Indexing a batch of lists of vectors with a batch of indices, where there are an arbitrary number of batch dimensions


This question generalises a previously asked question: Indexing a list of list of vectors with a list of indices

Given some data represented as a array of dimensions (N1,..., Nk, L, H), and a batch of indices of dimensions (N1,..., Nk), how can I index the data such that the output is of dimensions (N1,..., Nk, H).
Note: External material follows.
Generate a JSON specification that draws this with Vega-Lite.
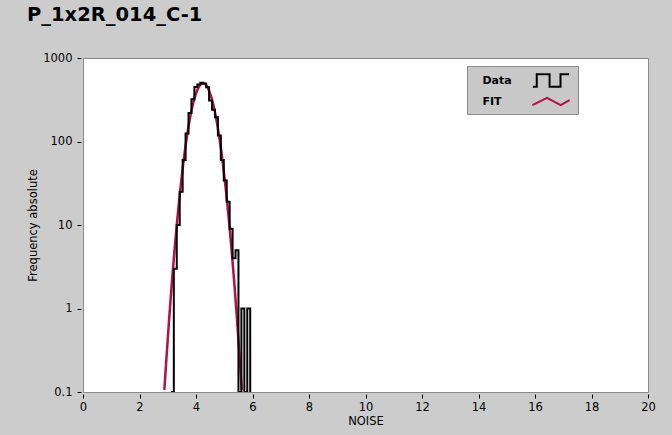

Semantically, I'd like to replace the below for loops with a single NumPy call:

N1, N2 = (3, 3, 3), ()
L, H = 5, 2

data = np.arange(np.prod(N1) * L * H).reshape(*N1, L, H)
inds = np.arange(np.prod(N1), dtype=int).reshape(N1) % L
out = np.empty((*N1, H), dtype=data.dtype)
for ii in np.ndindex(N1):
    out[ii] = data[ii + (inds[ii],)]
assert out.shape == (3, 3, 3, 2)

data = np.arange(np.prod(N2) * L * H).reshape(*N2, L, H)
inds = np.arange(np.prod(N2), dtype=int).reshape(N2) % L
out = np.empty((*N2, H), dtype=data.dtype)
for ii in np.ndindex(N2):
    out[ii] = data[ii + (inds[ii],)]
assert out.shape == (2,)

Seems like flattening the batch dimensions could work, but is there utilities in NumPy capable of indexing as such?


Solution

  • You can extend the answer in the linked post by repeating np.arange(N_i) as the index for each batch dimension i, in a way that the final result broadcasts to form a (N1, ..., Nk) shaped array. Numpy provides various index tricks to help with this. While there are multiple options, I think np.ogrid might work best:

    import numpy as np
    
    N1, N2, N3, L, H = 5, 3, 4, 10, 6
    
    data = np.random.rand(N1, N2, N3, L, H)
    inds = np.random.randint(L, size=(N1, N2, N3))
    
    # We need an index tuple with 4 arrays that broadcast to (N1, N2, N3):
    idx = tuple(np.ogrid[:N1, :N2, :N3]) + (inds,)
    
    out = data[idx]
    

    out.shape:

    (5, 3, 4, 6) # Which is (N1, N2, N3, H), as required
    

    There is also np.take_along_axis, though I find it a bit more awkward/less direct, because you need to explicitly align and then remove dimensions:

    out = np.take_along_axis(data, inds[..., None, None], axis=3).squeeze()